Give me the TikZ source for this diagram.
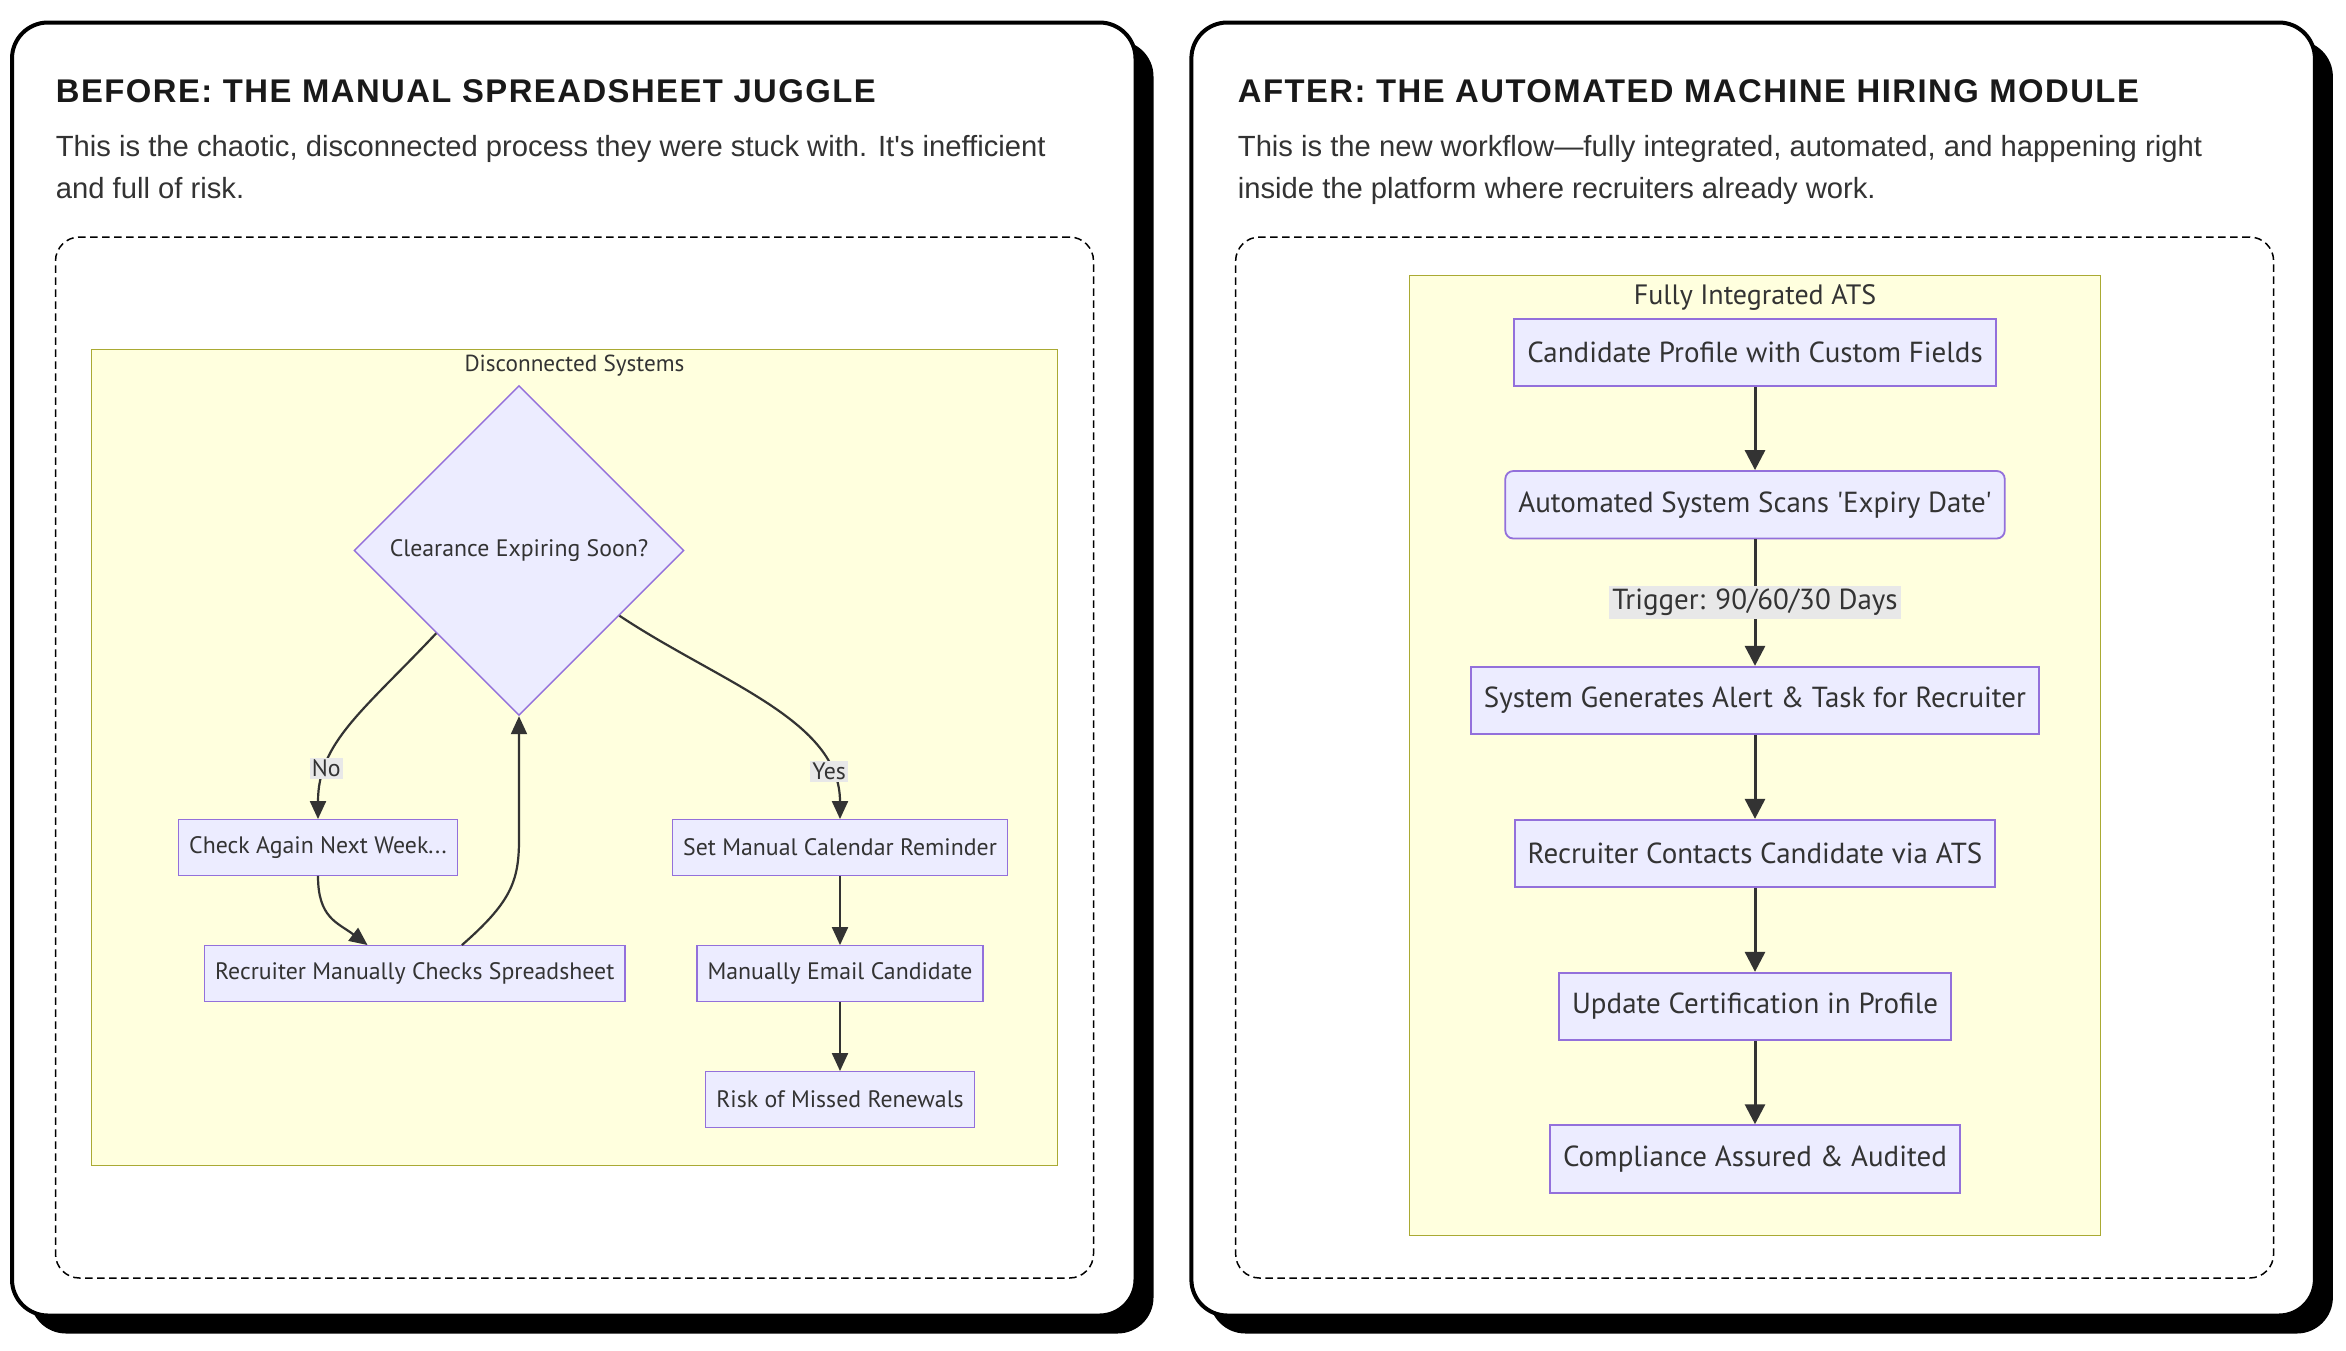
\documentclass[tikz,border=0pt]{standalone}
\usepackage{fontspec}
\setmainfont{Liberation Sans}
\newfontfamily\headfont[LetterSpace=4.5]{Liberation Sans}
\newfontfamily\flowfont{PT Sans}
\usepackage{xcolor}
\usepackage{tikz}
\usetikzlibrary{shapes.geometric, arrows.meta, positioning, shadows}

\definecolor{nodefill}{HTML}{ECECFF}
\definecolor{nodeline}{HTML}{9370DB}
\definecolor{clusterfill}{HTML}{FFFFDE}
\definecolor{clusterline}{HTML}{AAAA33}
\definecolor{edgeline}{HTML}{333333}
\definecolor{labelbg}{HTML}{E8E8E8}
\definecolor{bodytext}{HTML}{333333}

\begin{document}
\begin{tikzpicture}[
    x=0.75pt, y=-0.75pt,
    cardbox/.style={
        rectangle,
        minimum width=561.75pt, minimum height=646.5pt,
        draw=black,
        line width=2pt,
        fill=white,
        rounded corners=18pt,
        drop shadow={fill=black, opacity=1, shadow xshift=9pt, shadow yshift=-9pt}
    },
    framebox/.style={
        rectangle,
        minimum width=519pt, minimum height=520.5pt,
        draw=black,
        line width=0.75pt,
        dash pattern=on 3.75pt off 2.25pt,
        rounded corners=12pt
    },
    clusterbox/.style={
        rectangle,
        draw=clusterline,
        fill=clusterfill,
        line width=0.8pt
    },
    headline/.style={
        anchor=base west,
        inner sep=0pt,
        font=\headfont\bfseries\fontsize{16.4}{19}\selectfont,
        text=black!90
    },
    blurb/.style={
        anchor=base west,
        inner sep=0pt,
        align=left,
        font=\fontsize{14.6}{21}\selectfont,
        text=bodytext
    },
    clustertext/.style={font=\flowfont\fontsize{11.6}{13}\selectfont, text=edgeline},
    bigclustertext/.style={font=\flowfont\fontsize{14}{16}\selectfont, text=edgeline},
    decision/.style={
        diamond,
        aspect=1,
        minimum size=165pt,
        inner sep=0pt,
        draw=nodeline,
        fill=nodefill,
        line width=0.7pt,
        font=\flowfont\fontsize{11.9}{13}\selectfont,
        text=edgeline
    },
    smallstep/.style={
        rectangle,
        minimum height=27.75pt,
        inner xsep=5.25pt,
        draw=nodeline,
        fill=nodefill,
        line width=0.7pt,
        font=\flowfont\fontsize{11.9}{13}\selectfont,
        text=edgeline
    },
    bigstep/.style={
        rectangle,
        minimum height=33.75pt,
        inner xsep=6.5pt,
        draw=nodeline,
        fill=nodefill,
        line width=0.9pt,
        font=\flowfont\fontsize{14.5}{16}\selectfont,
        text=edgeline
    },
    smallarrow/.style={draw=edgeline, line width=1.1pt, -{Triangle[length=9pt, width=8pt]}},
    bigarrow/.style={draw=edgeline, line width=1.5pt, -{Triangle[length=10pt, width=10pt]}},
    smalllabel/.style={fill=labelbg, inner sep=1pt, font=\flowfont\fontsize{11.9}{13}\selectfont, text=edgeline},
    biglabel/.style={fill=labelbg, inner sep=1.5pt, font=\flowfont\fontsize{14.5}{16}\selectfont, text=edgeline}
]

\useasboundingbox (0,0) rectangle (1564,900);

\node[cardbox] (beforecard) at (382.5,446) {};
\node[cardbox] (aftercard) at (1168.75,446) {};

\node[headline] (beforetitle) at (37,68) {BEFORE: THE MANUAL SPREADSHEET JUGGLE};
\node[blurb] (beforetext) at (37,132) {This is the chaotic, disconnected process they were stuck with. It\textquotesingle s inefficient\\and full of risk.};

\node[headline] (aftertitle) at (825,68) {AFTER: THE AUTOMATED MACHINE HIRING MODULE};
\node[blurb] (aftertext) at (825,132) {This is the new workflow—fully integrated, automated, and happening right\\inside the platform where recruiters already work.};

\node[framebox] (beforeframe) at (383,505) {};
\node[framebox] (afterframe) at (1169.75,505) {};

\node[clusterbox, minimum width=483pt, minimum height=408pt] (disconnected) at (383,505) {};
\node[clustertext] at (383,244) {Disconnected Systems};

\node[clusterbox, minimum width=345.4pt, minimum height=480pt] (integrated) at (1170,503.6) {};
\node[bigclustertext] at (1170,198) {Fully Integrated ATS};

\node[decision] (expiring) at (346,367) {Clearance Expiring Soon?};
\node[smallstep] (checkagain) at (212,565) {Check Again Next Week...};
\node[smallstep] (manualcheck) at (276.5,649) {Recruiter Manually Checks Spreadsheet};
\node[smallstep] (reminder) at (560,565) {Set Manual Calendar Reminder};
\node[smallstep] (emailcand) at (560,649) {Manually Email Candidate};
\node[smallstep] (missed) at (560,733) {Risk of Missed Renewals};

\draw[smallarrow] (expiring.south west) .. controls (242,474) and (212,495) .. (checkagain.north)
    node[smalllabel, pos=0.75] {No};
\draw[smallarrow] (expiring.-33) .. controls (480,455) and (560,480) .. (reminder.north)
    node[smalllabel, pos=0.82] {Yes};
\draw[smallarrow] (checkagain.south) .. controls (212,612) and (225,615) .. ([xshift=-23.6pt]manualcheck.north);
\draw[smallarrow] ([xshift=23.6pt]manualcheck.north) .. controls (340,602) and (346,588) .. (346,560) -- (expiring.south);
\draw[smallarrow] (reminder.south) -- (emailcand.north);
\draw[smallarrow] (emailcand.south) -- (missed.north);

\node[bigstep] (profile) at (1170,235) {Candidate Profile with Custom Fields};
\node[bigstep, rounded corners=4pt] (scan) at (1170,336.5) {Automated System Scans 'Expiry Date'};
\node[bigstep] (alert) at (1170,467) {System Generates Alert \& Task for Recruiter};
\node[bigstep] (contact) at (1170,569) {Recruiter Contacts Candidate via ATS};
\node[bigstep] (update) at (1170,671) {Update Certification in Profile};
\node[bigstep] (assured) at (1170,772.6) {Compliance Assured \& Audited};

\draw[bigarrow] (profile.south) -- (scan.north);
\draw[bigarrow] (scan.south) -- node[biglabel] {Trigger: 90/60/30 Days} (alert.north);
\draw[bigarrow] (alert.south) -- (contact.north);
\draw[bigarrow] (contact.south) -- (update.north);
\draw[bigarrow] (update.south) -- (assured.north);

\end{tikzpicture}
\end{document}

☆ ☆ ☆ ☆

## WORK TO BE COMPLETED
Take the listing above and restate it word for word, without its pictures.

## EXPECTED OUTPUT
Give me the TikZ source for this diagram.
\documentclass[tikz,border=0pt]{standalone}
\usepackage{fontspec}
\setmainfont{Liberation Sans}
\newfontfamily\headfont[LetterSpace=4.5]{Liberation Sans}
\newfontfamily\flowfont{PT Sans}
\usepackage{xcolor}
\usepackage{tikz}
\usetikzlibrary{shapes.geometric, arrows.meta, positioning, shadows}

\definecolor{nodefill}{HTML}{ECECFF}
\definecolor{nodeline}{HTML}{9370DB}
\definecolor{clusterfill}{HTML}{FFFFDE}
\definecolor{clusterline}{HTML}{AAAA33}
\definecolor{edgeline}{HTML}{333333}
\definecolor{labelbg}{HTML}{E8E8E8}
\definecolor{bodytext}{HTML}{333333}

\begin{document}
\begin{tikzpicture}[
    x=0.75pt, y=-0.75pt,
    cardbox/.style={
        rectangle,
        minimum width=561.75pt, minimum height=646.5pt,
        draw=black,
        line width=2pt,
        fill=white,
        rounded corners=18pt,
        drop shadow={fill=black, opacity=1, shadow xshift=9pt, shadow yshift=-9pt}
    },
    framebox/.style={
        rectangle,
        minimum width=519pt, minimum height=520.5pt,
        draw=black,
        line width=0.75pt,
        dash pattern=on 3.75pt off 2.25pt,
        rounded corners=12pt
    },
    clusterbox/.style={
        rectangle,
        draw=clusterline,
        fill=clusterfill,
        line width=0.8pt
    },
    headline/.style={
        anchor=base west,
        inner sep=0pt,
        font=\headfont\bfseries\fontsize{16.4}{19}\selectfont,
        text=black!90
    },
    blurb/.style={
        anchor=base west,
        inner sep=0pt,
        align=left,
        font=\fontsize{14.6}{21}\selectfont,
        text=bodytext
    },
    clustertext/.style={font=\flowfont\fontsize{11.6}{13}\selectfont, text=edgeline},
    bigclustertext/.style={font=\flowfont\fontsize{14}{16}\selectfont, text=edgeline},
    decision/.style={
        diamond,
        aspect=1,
        minimum size=165pt,
        inner sep=0pt,
        draw=nodeline,
        fill=nodefill,
        line width=0.7pt,
        font=\flowfont\fontsize{11.9}{13}\selectfont,
        text=edgeline
    },
    smallstep/.style={
        rectangle,
        minimum height=27.75pt,
        inner xsep=5.25pt,
        draw=nodeline,
        fill=nodefill,
        line width=0.7pt,
        font=\flowfont\fontsize{11.9}{13}\selectfont,
        text=edgeline
    },
    bigstep/.style={
        rectangle,
        minimum height=33.75pt,
        inner xsep=6.5pt,
        draw=nodeline,
        fill=nodefill,
        line width=0.9pt,
        font=\flowfont\fontsize{14.5}{16}\selectfont,
        text=edgeline
    },
    smallarrow/.style={draw=edgeline, line width=1.1pt, -{Triangle[length=9pt, width=8pt]}},
    bigarrow/.style={draw=edgeline, line width=1.5pt, -{Triangle[length=10pt, width=10pt]}},
    smalllabel/.style={fill=labelbg, inner sep=1pt, font=\flowfont\fontsize{11.9}{13}\selectfont, text=edgeline},
    biglabel/.style={fill=labelbg, inner sep=1.5pt, font=\flowfont\fontsize{14.5}{16}\selectfont, text=edgeline}
]

\useasboundingbox (0,0) rectangle (1564,900);

\node[cardbox] (beforecard) at (382.5,446) {};
\node[cardbox] (aftercard) at (1168.75,446) {};

\node[headline] (beforetitle) at (37,68) {BEFORE: THE MANUAL SPREADSHEET JUGGLE};
\node[blurb] (beforetext) at (37,132) {This is the chaotic, disconnected process they were stuck with. It\textquotesingle s inefficient\\and full of risk.};

\node[headline] (aftertitle) at (825,68) {AFTER: THE AUTOMATED MACHINE HIRING MODULE};
\node[blurb] (aftertext) at (825,132) {This is the new workflow—fully integrated, automated, and happening right\\inside the platform where recruiters already work.};

\node[framebox] (beforeframe) at (383,505) {};
\node[framebox] (afterframe) at (1169.75,505) {};

\node[clusterbox, minimum width=483pt, minimum height=408pt] (disconnected) at (383,505) {};
\node[clustertext] at (383,244) {Disconnected Systems};

\node[clusterbox, minimum width=345.4pt, minimum height=480pt] (integrated) at (1170,503.6) {};
\node[bigclustertext] at (1170,198) {Fully Integrated ATS};

\node[decision] (expiring) at (346,367) {Clearance Expiring Soon?};
\node[smallstep] (checkagain) at (212,565) {Check Again Next Week...};
\node[smallstep] (manualcheck) at (276.5,649) {Recruiter Manually Checks Spreadsheet};
\node[smallstep] (reminder) at (560,565) {Set Manual Calendar Reminder};
\node[smallstep] (emailcand) at (560,649) {Manually Email Candidate};
\node[smallstep] (missed) at (560,733) {Risk of Missed Renewals};

\draw[smallarrow] (expiring.south west) .. controls (242,474) and (212,495) .. (checkagain.north)
    node[smalllabel, pos=0.75] {No};
\draw[smallarrow] (expiring.-33) .. controls (480,455) and (560,480) .. (reminder.north)
    node[smalllabel, pos=0.82] {Yes};
\draw[smallarrow] (checkagain.south) .. controls (212,612) and (225,615) .. ([xshift=-23.6pt]manualcheck.north);
\draw[smallarrow] ([xshift=23.6pt]manualcheck.north) .. controls (340,602) and (346,588) .. (346,560) -- (expiring.south);
\draw[smallarrow] (reminder.south) -- (emailcand.north);
\draw[smallarrow] (emailcand.south) -- (missed.north);

\node[bigstep] (profile) at (1170,235) {Candidate Profile with Custom Fields};
\node[bigstep, rounded corners=4pt] (scan) at (1170,336.5) {Automated System Scans 'Expiry Date'};
\node[bigstep] (alert) at (1170,467) {System Generates Alert \& Task for Recruiter};
\node[bigstep] (contact) at (1170,569) {Recruiter Contacts Candidate via ATS};
\node[bigstep] (update) at (1170,671) {Update Certification in Profile};
\node[bigstep] (assured) at (1170,772.6) {Compliance Assured \& Audited};

\draw[bigarrow] (profile.south) -- (scan.north);
\draw[bigarrow] (scan.south) -- node[biglabel] {Trigger: 90/60/30 Days} (alert.north);
\draw[bigarrow] (alert.south) -- (contact.north);
\draw[bigarrow] (contact.south) -- (update.north);
\draw[bigarrow] (update.south) -- (assured.north);

\end{tikzpicture}
\end{document}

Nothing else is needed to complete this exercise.